Q: Were you involved in the actual change from the College of Agriculture and Environmental Sciences to Cook?

TM: As a student I was pretty clueless in terms of the politics and Cook and the confederated college plan. I was just trying to get through my courses.

Q: To summarize, what do you think was the biggest change?

TM: I think the big thing for me was just the difference between living at Rutgers College and living at Cook. It was just two entirely different worlds. This (Cook) being the kinder and gentler one.

Q: Nowadays the weekend lots are empty, did people travel home as much back when you were an undergrad?

TM: I didn't, so I…yeah. I couldn't really say that. I do know that back in those days the weekends did not start on Thursday. When I came back here I was like “Where is everybody? Why are there parties on Thursday?” Well, because it's the weekend. Of course, 20 years before my time, there were classes on Saturday morning. So we retrenched over time. Twenty years and then there's no Saturday, then no Friday, now no Thursday. If it keeps going this way, in twenty years, there will only be classes on Wednesday.

The drinking age then was 18, so there was a pub on campus in the Douglass Student Center. Ag Field Day was, I hate to say, a drunk fest, but…. They had the big beer trucks with spigots coming out the side and you could buy a mug and all the beer you could drink for $5. All you could drink for $5 is pretty different than the Ag Field Day rules of today.

Q: Dr. Bonnie McCay told me about a story you may have involving Elizabeth Stier, do you recall what she's talking about?
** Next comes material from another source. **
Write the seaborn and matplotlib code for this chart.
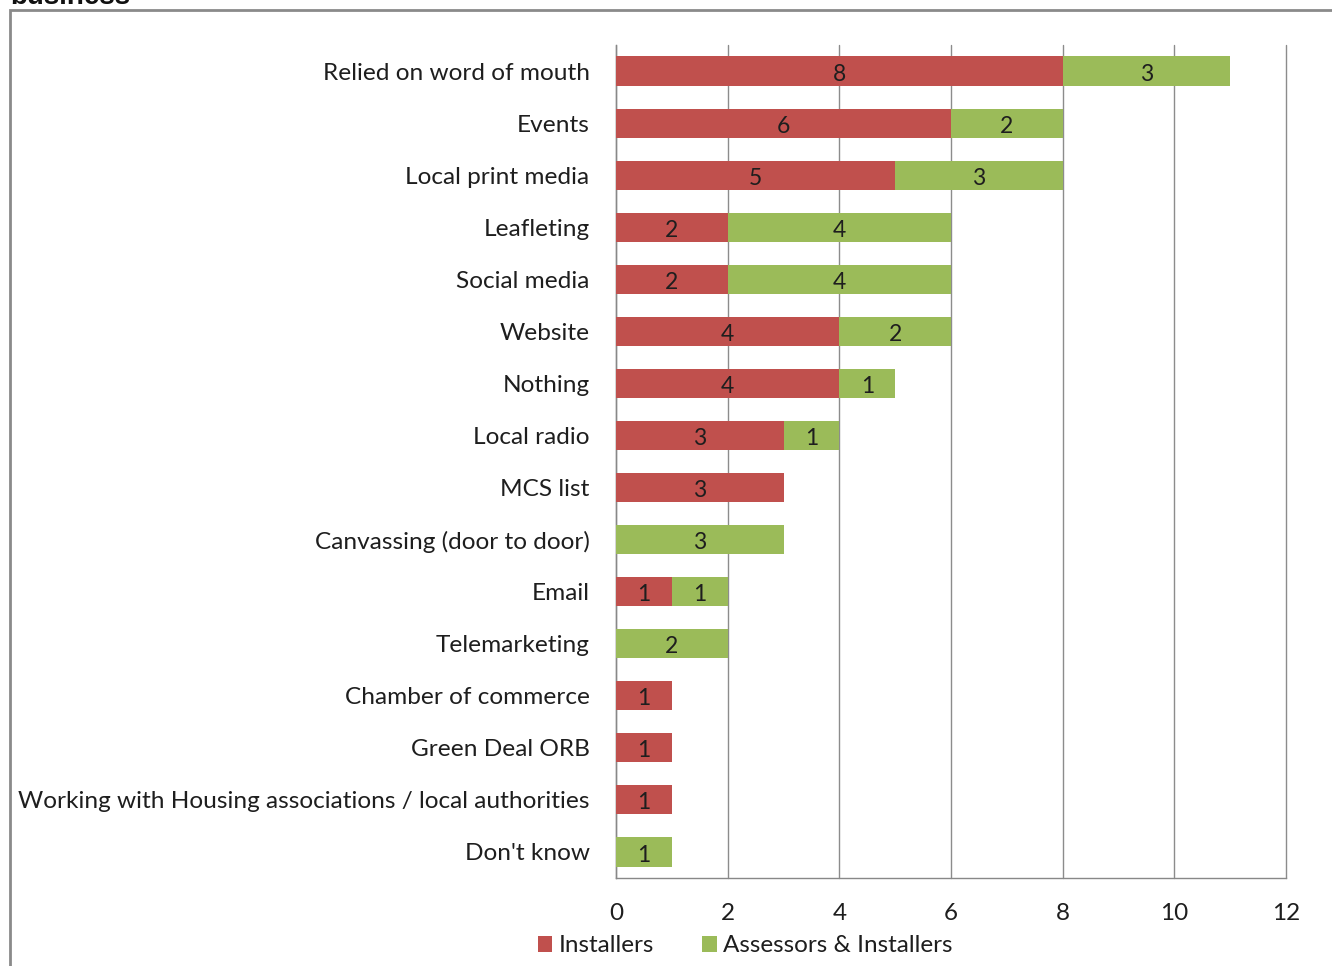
import matplotlib
matplotlib.use("Agg")
import matplotlib.pyplot as plt
from matplotlib.patches import Patch, Rectangle
import seaborn as sns
import pandas as pd

categories = [
    "Relied on word of mouth", "Events", "Local print media", "Leafleting",
    "Social media", "Website", "Nothing", "Local radio", "MCS list",
    "Canvassing (door to door)", "Email", "Telemarketing",
    "Chamber of commerce", "Green Deal ORB",
    "Working with Housing associations / local authorities", "Don't know",
]
installers = [8, 6, 5, 2, 2, 4, 4, 3, 3, 0, 1, 0, 1, 1, 1, 0]
assessors_installers = [3, 2, 3, 4, 4, 2, 1, 1, 0, 3, 1, 2, 0, 0, 0, 1]
series_names = ["Installers", "Assessors & Installers"]
x_ticks = [0, 2, 4, 6, 8, 10, 12]

RED = "#C0504D"
GREEN = "#9BBB59"
TEXT = "#1e1e1e"

sns.set_theme(style="white")
plt.rcParams["font.family"] = ["Lato", "DejaVu Sans"]

df = pd.DataFrame({
    "category": categories,
    "inst": installers,
    "both": assessors_installers,
})
df["total"] = df["inst"] + df["both"]

fig = plt.figure(figsize=(13.32, 9.66), dpi=100)
ax = fig.add_axes([616 / 1332, 1 - 878 / 966, 670 / 1332, 833 / 966])

# stacked bars: green total underneath, red installers share on top
sns.barplot(data=df, y="category", x="total", color=GREEN, saturation=1,
            width=0.56, ax=ax, orient="h", zorder=3, linewidth=0)
sns.barplot(data=df, y="category", x="inst", color=RED, saturation=1,
            width=0.56, ax=ax, orient="h", zorder=4, linewidth=0)

for i, (a, b) in enumerate(zip(installers, assessors_installers)):
    if a > 0:
        ax.text(a / 2, i + 0.02, str(a), ha="center", va="center_baseline",
                fontsize=16.5, color=TEXT, zorder=5)
    if b > 0:
        ax.text(a + b / 2, i + 0.02, str(b), ha="center",
                va="center_baseline", fontsize=16.5, color=TEXT, zorder=5)

ax.set_xlim(0, 12)
ax.set_ylim(len(categories) - 0.5, -0.5)
ax.set_xticks(x_ticks)
ax.set_xticklabels([str(t) for t in x_ticks], fontsize=17.5, color=TEXT)
ax.set_xlabel("")
ax.set_ylabel("")
ax.tick_params(axis="y", which="major", length=0, pad=19, labelsize=17.6,
               labelcolor=TEXT)
ax.set_yticks([i + 0.5 for i in range(-1, len(categories))], minor=True)
ax.tick_params(axis="y", which="minor", length=5, color="#888888", width=1)
ax.tick_params(axis="x", which="major", length=5, color="#888888", width=1,
               direction="out", pad=13)
ax.xaxis.grid(True, color="#8c8c8c", linewidth=1)
for gl in ax.get_xgridlines():
    gl.set_clip_on(False)
ax.set_axisbelow(True)
for side in ["top", "right"]:
    ax.spines[side].set_visible(False)
for side in ["left", "bottom"]:
    ax.spines[side].set_color("#888888")
    ax.spines[side].set_linewidth(1)

handles = [Patch(facecolor=RED, edgecolor="none"),
           Patch(facecolor=GREEN, edgecolor="none")]
fig.legend(handles, series_names, loc="center", ncol=2,
           bbox_to_anchor=(745 / 1332, 1 - 946 / 966), frameon=False,
           fontsize=17.5, handlelength=0.6, handleheight=0.6,
           handletextpad=0.25, columnspacing=2.0, labelcolor=TEXT,
           borderpad=0)

# outer chart frame
fig.patches.append(Rectangle((10 / 1332, -0.1), 1.2, 1 - 10 / 966 + 0.1,
                             transform=fig.transFigure, fill=False,
                             edgecolor="#8a8a8a", linewidth=2))
fig.text(10 / 1332, 1 - 4 / 966, "business", fontsize=20, fontweight="bold",
         family="Liberation Sans", va="baseline", ha="left", color="#111111")

fig.savefig("out.png", dpi=100)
TM: Actually this is Libby Stier's office. She was my undergraduate advisor. She was, in her day, a kind of a pioneer woman. There weren't many women on faculty. This was before the era of political correctness. She was the only woman in the department of 19 men. She used to talk about whether the plumbing was on the outside or inside, and would describe her colleagues as being “full of piss and vinegar”. Rutgers was her whole life. She'd have student s at her house for picnics. One of the departmental functions was that they'd have a field trip up to Brotherhood Winery. They'd charter a bus and just get loaded. It was very different then. Much less political correctness. One professor would call all the guys honey, sweetie, and darling. Oh God, and the Douglass women smoked. You'd be taking a class on Douglass and they'd think they were real cool because they were smoking all the time. The profs thought they were cool for letting the students smoke. And I couldn't breath.

Q: What was your major here on Cook?

TM: Food Science, and then I went to graduate [school] at MIT and was totally taken back at how well prepared I was. Because, as you could imagine, they had people from everywhere, really top-notch schools. My preparation was absolutely as good as any of theirs. I tell people I never would have gotten into MIT from high school but I got in from Rutgers .

Q: Did classes or titles change with the college's change with regard to course requirements and your degree?

TM: No, it was just a name thing. I could have put either CAES or Cook on my diploma. It was just a renaming of the place with a new curriculum. You had your choice of which one to follow. I do think students took their coursework more seriously then they do now.